LEAP

Last month, the USA Swimming Foundation awarded $436,515 in grants to 78 learn-to-swim programs across the country, including one in the Elm City.

The New Haven nonprofit Leadership, Education and Athletics in Partnership — an organization dedicated to literacy-based and extracurricular programming for youth in low-income neighborhoods — was awarded $2,500 through the foundation’s Make a Splash Initiative. LEAP will use the grant to provide free swim lessons to participants. The nonprofit also channels its swim offerings toward a larger mission: mitigating the disproportionate risk of drowning that children of color face.

“The Make a Splash [grant] gives us the opportunity to provide mentorship to the participants and to have supplies,” said Elvert Eden, director of youth development and aquatics at LEAP. “Kids may not have bathing suits and goggles and towels, so we provide them all with those necessities through the grant, and the Make a Splash grant gives us a sustainable funding source.”

Every year, LEAP provides about 400 students with swim instruction at its community center, which serves mostly black and Latino youth. Through the aquatic programming, students learn basic water safety skills — including how to tread water and float. As part of the organization’s “resource-based curriculum,” all participants get some exposure to swim instruction at the end of their time with LEAP. This summer, Eden anticipates 350 children will enroll in swim lessons at the center.

Malay Martinez, a nine-year-old student who has been swimming at LEAP for seven months, said swimming is “super fun” for her. Martinez has been working on holding her breath underwater and said she can already “get rings from the bottom of the pool.”

Beyond serving youth participants, the organization extends its swim lessons to the New Haven community at large, offering reduced-cost options to adults. This is one way in which LEAP intends to address the generational lack of swimming opportunities that exists in communities of color, according to Abdul-Razak Zachariah ’17, a grant writer for LEAP.

Zachariah also said that because of segregated and racist housing practices, low-income areas often have pools that are unsafe — another reason for the heightened risk of drowning among people of color.

“The bottom line is that many children of color don’t have access to pools, don’t have the money to pay for these kinds of programs. They learn at LEAP to swim for free,” Eden said. “Unlike their white counterparts, they are [more] likely to drown.”

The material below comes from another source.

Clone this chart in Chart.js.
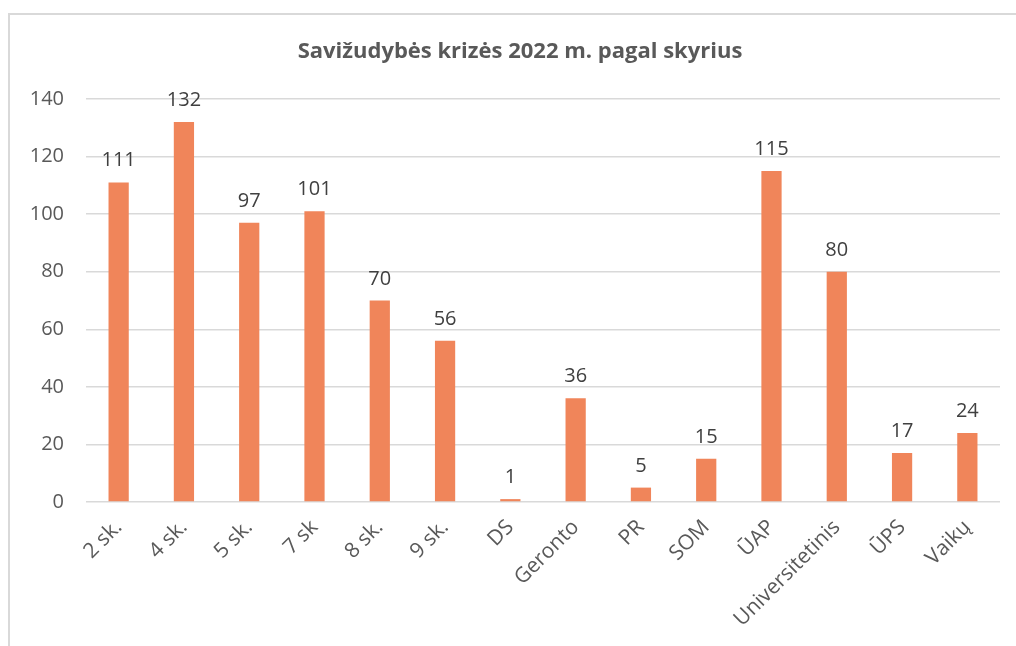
<!DOCTYPE html>
<html>
<head>
<meta charset="utf-8">
<script src="https://cdn.jsdelivr.net/npm/chart.js@4"></script>
<style>
    html, body { margin: 0; padding: 0; background: #fff; overflow: hidden; }
    #wrap { position: relative; width: 1016px; height: 646px; }
    #frame { position: absolute; left: 8px; top: 13px; width: 1100px; height: 700px; border: 2px solid #d9d9d9; box-sizing: border-box; }
    canvas { position: absolute; left: 0; top: 0; }
</style>
</head>
<body>
<div id="wrap">
    <div id="frame"></div>
    <canvas id="chart" width="1016" height="646"></canvas>
</div>
<script>
// categories and values
const departments = ['2 sk.', '4 sk.', '5 sk.', '7 sk', '8 sk.', '9 sk.', 'DS', 'Geronto', 'PR', 'SOM', 'ŪAP', 'Universitetinis', 'ŪPS', 'Vaikų'];
const crisisCounts = [111, 132, 97, 101, 70, 56, 1, 36, 5, 15, 115, 80, 17, 24];
const yTicks = [0, 20, 40, 60, 80, 100, 120, 140];
const chartTitle = 'Savižudybės krizės 2022 m. pagal skyrius';

const fontFamily = '"Open Sans", "Noto Sans", sans-serif';

// value above each bar, plus the title (drawn here so it can sit off-centre like the original)
const valueLabels = {
    id: 'valueLabels',
    afterDatasetsDraw(chart) {
        const ctx = chart.ctx;
        const meta = chart.getDatasetMeta(0);
        ctx.save();
        ctx.font = '20px ' + fontFamily;
        ctx.fillStyle = '#404040';
        ctx.textAlign = 'center';
        ctx.textBaseline = 'alphabetic';
        meta.data.forEach((bar, i) => {
            ctx.fillText(crisisCounts[i], bar.x, bar.y - 16);
        });

        ctx.font = 'bold 22px ' + fontFamily;
        ctx.fillStyle = '#595959';
        ctx.textBaseline = 'middle';
        ctx.fillText(chartTitle, chart.width / 2 + 12, 52);
        ctx.restore();
    }
};

const ctx = document.getElementById('chart').getContext('2d');
const chart = new Chart(ctx, {
    type: 'bar',
    data: {
        labels: departments,
        datasets: [{
            data: crisisCounts,
            backgroundColor: '#F0855A',
            borderWidth: 0,
            barPercentage: 0.31,
            categoryPercentage: 1
        }]
    },
    options: {
        responsive: false,
        animation: false,
        layout: { padding: { top: 99, left: 20, right: 16, bottom: 18 } },
        plugins: {
            legend: { display: false },
            tooltip: { enabled: false },
            title: { display: false }
        },
        scales: {
            x: {
                grid: { display: false },
                border: { display: false },
                ticks: {
                    color: '#595959',
                    font: { family: fontFamily, size: 21 },
                    maxRotation: 45,
                    minRotation: 45,
                    padding: 5
                },
                afterFit(scale) { scale.height = 126; }
            },
            y: {
                min: 0,
                max: 140,
                afterBuildTicks(scale) { scale.ticks = yTicks.map(v => ({ value: v })); },
                grid: { color: '#d9d9d9', lineWidth: 1.5, drawTicks: false },
                border: { display: false },
                ticks: {
                    color: '#595959',
                    font: { family: fontFamily, size: 20 },
                    padding: 22
                },
                afterFit(scale) { scale.width = 66; }
            }
        }
    },
    plugins: [valueLabels]
});
</script>
</body>
</html>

The organization also emphasizes hiring swim instructors and lifeguards who are people of color. Ninety percent of the staff supporting swim programming at LEAP — who are high school and college students — were LEAP students themselves, and nearly half learned to swim at LEAP.

“For us, it is a big deal to have swim instructors and lifeguards who look like the youth that they are serving, because the children feel more comfortable that they are seeing [people of color] swimming with them and … showing them that that kind of knowledge is possible in their community, and that doing these actions is possible for them in their own body,” Zachariah said.

Aquatic programming at LEAP was restored in 2014, after it was discontinued five years earlier because of a funding shortage. In part due to state budget cuts, the organization could not afford to staff or maintain its community center pool. State budget cuts have continued to affect the organization, which was forced to shut down one of its five school-based locations this academic year due to financial constraints.

To remedy the lack of government funding, which has historically accounted for much of LEAP’s resources, the organization is increasingly relying upon grant money. Individual donations are also a major source of funding for LEAP.

“It’s both a negative and a positive in that we need to … find more funding outside of our individual donors and the government,” Zachariah said. “But there are more organizations that seem willing to support after-school programs that specifically are working towards alleviating issues of poverty, classism and racism.”

The USA Swimming Foundation has partnered with LEAP’s since 2016, providing materials and support for the organization’s aquatic programs. The Make a Splash Initiative is projected to affect 16,000 children through the 2018 grants, especially in underprivileged communities. According to a press release from the Make a Splash website, the foundation has awarded $5 million to swim lesson programs since 2007.

The LEAP community center is located at 31 Jefferson St.